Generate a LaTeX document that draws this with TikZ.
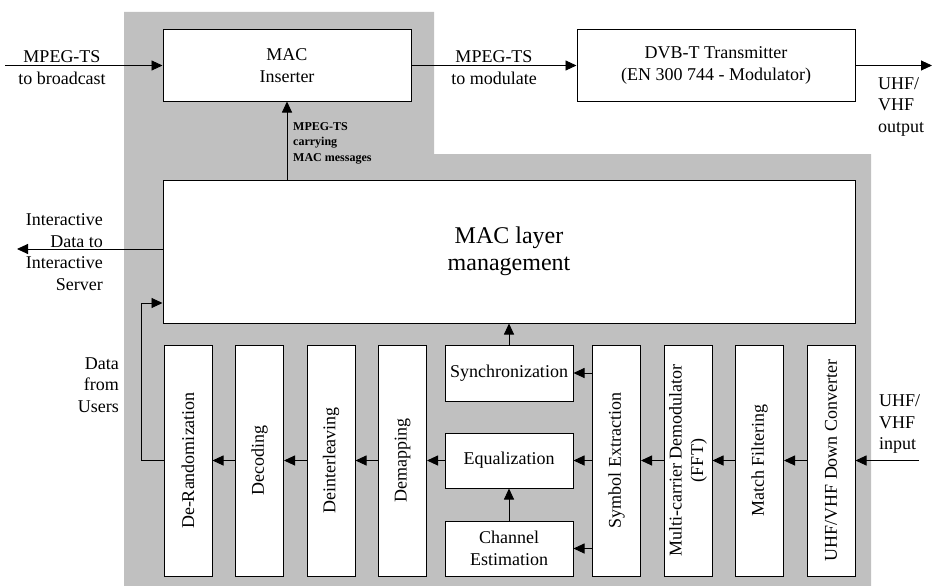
\documentclass[tikz,border=0pt]{standalone}
\usepackage{fontspec}
\setmainfont{Liberation Serif}
\usetikzlibrary{arrows.meta}
\definecolor{bgray}{RGB}{192,192,192}

\begin{document}
\begin{tikzpicture}[x=1pt,y=-1pt]
\tikzstyle{every node}=[font=\fontsize{18}{21.6}\selectfont, inner sep=1pt]
\tikzstyle{box}=[draw, fill=white, line width=1pt, align=center]
\tikzstyle{vbox}=[box, rotate=90, minimum width=231pt, minimum height=48pt]
\tikzstyle{mbox}=[box, minimum width=128pt]
\tikzstyle{flow}=[line width=0.9pt, -{Triangle[length=11pt,width=10pt]}]
\useasboundingbox (0,0) rectangle (932,586);
\fill[bgray] (124,12) -- (434,12) -- (434,154) -- (871,154) -- (871,586) -- (124,586) -- cycle;
% upper chain
\node[box, minimum width=248pt, minimum height=71pt] (ins) at (287,65.5) {MAC\\Inserter};
\node[box, minimum width=278pt, minimum height=71pt] (dvb) at (716,65.5) {DVB-T Transmitter\\(EN 300 744 - Modulator)};
\node[box, minimum width=692pt, minimum height=143pt, font=\fontsize{24}{27}\selectfont] (mac) at (509,251.5) {MAC layer\\management};
% receiver chain
\node[vbox] (drand) at (188,460.5) {De-Randomization};
\node[vbox] (dec) at (259.5,460.5) {Decoding};
\node[vbox] (dint) at (331,460.5) {Deinterleaving};
\node[vbox] (dmap) at (402.5,460.5) {Demapping};
\node[mbox, minimum height=56pt] (sync) at (509,373) {Synchronization};
\node[mbox, minimum height=55pt] (equ) at (509,460.5) {Equalization};
\node[mbox, minimum height=55pt] (chest) at (509,548.5) {Channel\\Estimation};
\node[vbox] (symb) at (616.5,460.5) {Symbol Extraction};
\node[vbox] (mcd) at (688,460.5) {Multi-carrier Demodulator\\(FFT)};
\node[vbox] (mf) at (759.5,460.5) {Match Filtering};
\node[vbox] (udc) at (831,460.5) {UHF/VHF Down Converter};
% labels
\node[align=center] (bclbl) at (62,67.5) {MPEG-TS\\to broadcast};
\node[align=center] (modlbl) at (494,67.5) {MPEG-TS\\to modulate};
\node[anchor=north west, align=left] (outlbl) at (877,76) {UHF/\\VHF\\output};
\node[anchor=west, align=left, font=\fontsize{12}{15.5}\selectfont\bfseries] (msglbl) at (292,143) {MPEG-TS\\carrying\\MAC messages};
\node[anchor=east, align=right] (isrvlbl) at (104,252) {Interactive\\Data to\\Interactive\\Server};
\node[anchor=east, align=right] (usrlbl) at (120,385) {Data\\from\\Users};
\node[anchor=west, align=left] (inlbl) at (878,424) {UHF/\\VHF\\input};
% connectors
\coordinate (bcsrc) at (5,65.5);
\coordinate (rfout) at (932,65.5);
\coordinate (isrv) at (17,249);
\coordinate (ufb) at (141,303);
\coordinate (rfin) at (919,460.5);
\draw[flow] (bcsrc) -- (ins.west);
\draw[flow] (ins.east) -- (dvb.west);
\draw[flow] (dvb.east) -- (rfout);
\draw[flow] (mac.north -| ins.south) -- (ins.south);
\draw[flow] (mac.west |- isrv) -- (isrv);
\draw[flow] (drand.north) -| (ufb) -- (mac.west |- ufb);
\draw[flow] (rfin) -- (udc.south);
\draw[flow] (udc.north) -- (mf.south);
\draw[flow] (mf.north) -- (mcd.south);
\draw[flow] (mcd.north) -- (symb.south);
\draw[flow] (symb.north |- sync.east) -- (sync.east);
\draw[flow] (symb.north) -- (equ.east);
\draw[flow] (symb.north |- chest.east) -- (chest.east);
\draw[flow] (chest.north) -- (equ.south);
\draw[flow] (sync.north) -- (mac.south);
\draw[flow] (equ.west) -- (dmap.south);
\draw[flow] (dmap.north) -- (dint.south);
\draw[flow] (dint.north) -- (dec.south);
\draw[flow] (dec.north) -- (drand.south);
\end{tikzpicture}
\end{document}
────────────────────────────────────────
### Goal
All the material shown above is to be copied exactly, with no pictures carried over.

### Finished answer
Generate a LaTeX document that draws this with TikZ.
\documentclass[tikz,border=0pt]{standalone}
\usepackage{fontspec}
\setmainfont{Liberation Serif}
\usetikzlibrary{arrows.meta}
\definecolor{bgray}{RGB}{192,192,192}

\begin{document}
\begin{tikzpicture}[x=1pt,y=-1pt]
\tikzstyle{every node}=[font=\fontsize{18}{21.6}\selectfont, inner sep=1pt]
\tikzstyle{box}=[draw, fill=white, line width=1pt, align=center]
\tikzstyle{vbox}=[box, rotate=90, minimum width=231pt, minimum height=48pt]
\tikzstyle{mbox}=[box, minimum width=128pt]
\tikzstyle{flow}=[line width=0.9pt, -{Triangle[length=11pt,width=10pt]}]
\useasboundingbox (0,0) rectangle (932,586);
\fill[bgray] (124,12) -- (434,12) -- (434,154) -- (871,154) -- (871,586) -- (124,586) -- cycle;
% upper chain
\node[box, minimum width=248pt, minimum height=71pt] (ins) at (287,65.5) {MAC\\Inserter};
\node[box, minimum width=278pt, minimum height=71pt] (dvb) at (716,65.5) {DVB-T Transmitter\\(EN 300 744 - Modulator)};
\node[box, minimum width=692pt, minimum height=143pt, font=\fontsize{24}{27}\selectfont] (mac) at (509,251.5) {MAC layer\\management};
% receiver chain
\node[vbox] (drand) at (188,460.5) {De-Randomization};
\node[vbox] (dec) at (259.5,460.5) {Decoding};
\node[vbox] (dint) at (331,460.5) {Deinterleaving};
\node[vbox] (dmap) at (402.5,460.5) {Demapping};
\node[mbox, minimum height=56pt] (sync) at (509,373) {Synchronization};
\node[mbox, minimum height=55pt] (equ) at (509,460.5) {Equalization};
\node[mbox, minimum height=55pt] (chest) at (509,548.5) {Channel\\Estimation};
\node[vbox] (symb) at (616.5,460.5) {Symbol Extraction};
\node[vbox] (mcd) at (688,460.5) {Multi-carrier Demodulator\\(FFT)};
\node[vbox] (mf) at (759.5,460.5) {Match Filtering};
\node[vbox] (udc) at (831,460.5) {UHF/VHF Down Converter};
% labels
\node[align=center] (bclbl) at (62,67.5) {MPEG-TS\\to broadcast};
\node[align=center] (modlbl) at (494,67.5) {MPEG-TS\\to modulate};
\node[anchor=north west, align=left] (outlbl) at (877,76) {UHF/\\VHF\\output};
\node[anchor=west, align=left, font=\fontsize{12}{15.5}\selectfont\bfseries] (msglbl) at (292,143) {MPEG-TS\\carrying\\MAC messages};
\node[anchor=east, align=right] (isrvlbl) at (104,252) {Interactive\\Data to\\Interactive\\Server};
\node[anchor=east, align=right] (usrlbl) at (120,385) {Data\\from\\Users};
\node[anchor=west, align=left] (inlbl) at (878,424) {UHF/\\VHF\\input};
% connectors
\coordinate (bcsrc) at (5,65.5);
\coordinate (rfout) at (932,65.5);
\coordinate (isrv) at (17,249);
\coordinate (ufb) at (141,303);
\coordinate (rfin) at (919,460.5);
\draw[flow] (bcsrc) -- (ins.west);
\draw[flow] (ins.east) -- (dvb.west);
\draw[flow] (dvb.east) -- (rfout);
\draw[flow] (mac.north -| ins.south) -- (ins.south);
\draw[flow] (mac.west |- isrv) -- (isrv);
\draw[flow] (drand.north) -| (ufb) -- (mac.west |- ufb);
\draw[flow] (rfin) -- (udc.south);
\draw[flow] (udc.north) -- (mf.south);
\draw[flow] (mf.north) -- (mcd.south);
\draw[flow] (mcd.north) -- (symb.south);
\draw[flow] (symb.north |- sync.east) -- (sync.east);
\draw[flow] (symb.north) -- (equ.east);
\draw[flow] (symb.north |- chest.east) -- (chest.east);
\draw[flow] (chest.north) -- (equ.south);
\draw[flow] (sync.north) -- (mac.south);
\draw[flow] (equ.west) -- (dmap.south);
\draw[flow] (dmap.north) -- (dint.south);
\draw[flow] (dint.north) -- (dec.south);
\draw[flow] (dec.north) -- (drand.south);
\end{tikzpicture}
\end{document}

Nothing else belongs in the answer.